Notre société est capable de tout absorber, même la belle colère qui a fait sortir les carrés rouges. Le gouvernement de Jean Charest a su les manipuler et est parvenu à les épuiser. Un refus s’est transformé peu à peu en défoulement collectif qui se grisait au son des casseroles. L’étincelle du départ a vite été oubliée. Comment survivre à toutes ces tentatives de récupération ?

La bourgeoisie essaye de nous contrôler pis de nous neutraliser depuis des siècles. Elle assomme le prolétariat avec le travail, pis ceux qui arrivent pas à se trouver de job, elle les endort avec de la télé, de la bière pis des pilules. Pendant que le bourge moyen fait son frais en mangeant bio pis en se payant des psys pour se plaindre du vide de son existence, nous autres, ici, on souffre pour de vrai. (p.195)

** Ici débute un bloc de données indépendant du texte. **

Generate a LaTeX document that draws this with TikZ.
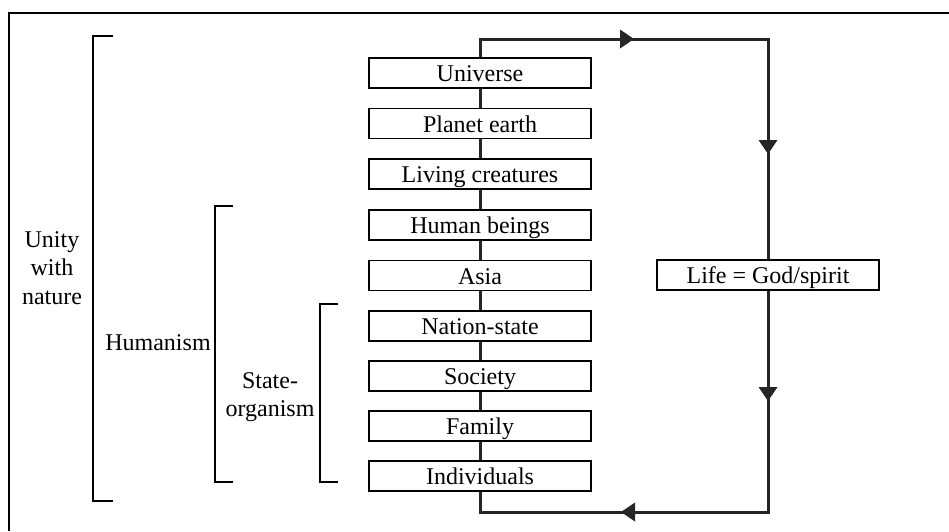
\documentclass[tikz,border=0pt]{standalone}
\usepackage{fontspec}
\setmainfont{Liberation Serif}
\usetikzlibrary{arrows.meta}
\begin{document}
\begin{tikzpicture}[x=1pt,y=-1pt,
  every node/.style={font=\fontsize{24}{28.5}\selectfont},
  box/.style={draw, line width=1.3pt, minimum width=222pt, minimum height=30pt, inner sep=0pt, text height=21pt, text depth=3.6pt, anchor=center},
  link/.style={line width=3pt, color=black!85},
  brk/.style={line width=1.2pt},
  lbl/.style={align=center, inner sep=0pt}]
\useasboundingbox (0,0) rectangle (949,531);
% frame (only top and left visible)
\draw[line width=2pt] (949,13) -- (9,13) -- (9,531);
% boxes
\node[box] (u) at (480,73) {Universe};
\node[box] (p) at (480,123.5) {Planet earth};
\node[box] (lc) at (480,174) {Living creatures};
\node[box] (h) at (480,225) {Human beings};
\node[box] (a) at (480,275.5) {Asia};
\node[box] (n) at (480,326) {Nation-state};
\node[box] (s) at (480,376) {Society};
\node[box] (f) at (480,426) {Family};
\node[box] (i) at (480,476) {Individuals};
\node[box] (life) at (768,275) {Life = God/spirit};
% connectors between boxes
\foreach \x/\y in {u/p,p/lc,lc/h,h/a,a/n,n/s,s/f,f/i}
  \draw[link] (\x.south) -- (\y.north);
% loop
\coordinate (tl) at (480,39);
\coordinate (tr) at (768,39);
\coordinate (br) at (768,512);
\coordinate (bl) at (480,512);
\draw[link] (u.north) -- (tl) -- (tr) -- (life.north);
\draw[link] (life.south) -- (br) -- (bl) -- (i.south);
% arrowheads (filled triangles)
\coordinate (a1) at (634,39);
\coordinate (a2) at (768,154);
\coordinate (a3) at (768,401);
\coordinate (a4) at (621,512);
\fill[black!85] (a1) -- ++(-14,-9.5) -- ++(0,19) -- cycle;
\fill[black!85] (a2) -- ++(-9.5,-14) -- ++(19,0) -- cycle;
\fill[black!85] (a3) -- ++(-9.5,-14) -- ++(19,0) -- cycle;
\fill[black!85] (a4) -- ++(14,-9.5) -- ++(0,19) -- cycle;
% brackets
\draw[brk] (113,36) -- (93,36) -- (93,501) -- (113,501);
\draw[brk] (233,206) -- (215,206) -- (215,482) -- (233,482);
\draw[brk] (338,304) -- (320,304) -- (320,482) -- (338,482);
% labels
\node[lbl] (unity) at (52,268) {Unity\\with\\nature};
\node[lbl] (hum) at (158,343) {Humanism};
\node[lbl] (state) at (270,397) {State-\\organism};
\end{tikzpicture}
\end{document}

L’affrontement est inévitable. Une véritable guerre de tranchées, sans pitié, une insurrection où le quartier Hochelaga devient une forteresse dans la ville. On sait qui va l’emporter, mais j’ai aimé croire que tout pouvait être autrement. Des péripéties, des hommes et des femmes qui se révèlent, des preuves d’amitié qui donnent des frissons. Il est si rare qu’un écrivain confronte ces sujets, décrive une expérience de vie différente et mette en scène nos tares et nos claudications. Les auteurs ont plutôt tendance à s’enfermer dans l’individuel et se contentent de suivre un gars ou une fille en abordant la dimension politique et sociale par ricochet.
Simon Leduc présente des personnages attachants, joue de tous les accords de la langue pour nous entraîner dans un milieu qui ne fait que des victimes. L’écrivain plonge dans des fresques, des mouvements de foule et arrive fort habilement à nous emporter. Une épopée qui vous sort de votre confort et qui m’a rappelé ma volonté de changer le monde par l’écriture, il y a si longtemps. C’est ce qui m’avait poussé à m’installer dans une grande maison de ferme à La Doré, mon village d’origine, au bout d’un rang quasi abandonné après mes études universitaires. Nous étions quelques-uns à secouer les obligations quotidiennes et à transformer nos jours en fête continue. Certains se prenaient pour des missionnaires et d’autres, comme moi, voulaient juste la paix, la nature tout autour, digérer cette enfance que j’avais perdu en m’exilant en ville pour l’amour des livres. Le petit groupe s’est vite disloqué, parce que nous étions tous contaminés par la société. C’est ce qui arrive dans la fresque de Leduc.
Un vrai bonheur que cette histoire qui repose sur une tornade langagière et idéologique. Parce qu’on le sait, la langue est un outil formidable de domination et d’exploitation. Chacun doit s’installer dans son propre vocabulaire pour survivre. 
Simon Leduc m’a fait connaître des moments magiques et surtout m’a rappelé que l’utopie, malgré tous les échecs, reste bien vivante. Il faut y croire et la littérature est là pour nous l’illustrer. L’impossible est toujours possible. Un roman à lire, une aventure qui ne nous laisse pas indemne. Un souffle inquiétant et fascinant.


L’ÉVASION D’ARTHUR OU LA COMMUNE D’HOCHELAGA de SIMON LEDUC vient de paraître aux ÉDITIONS LE QUARTANIER, 2019, 342 pages, 26,95 $.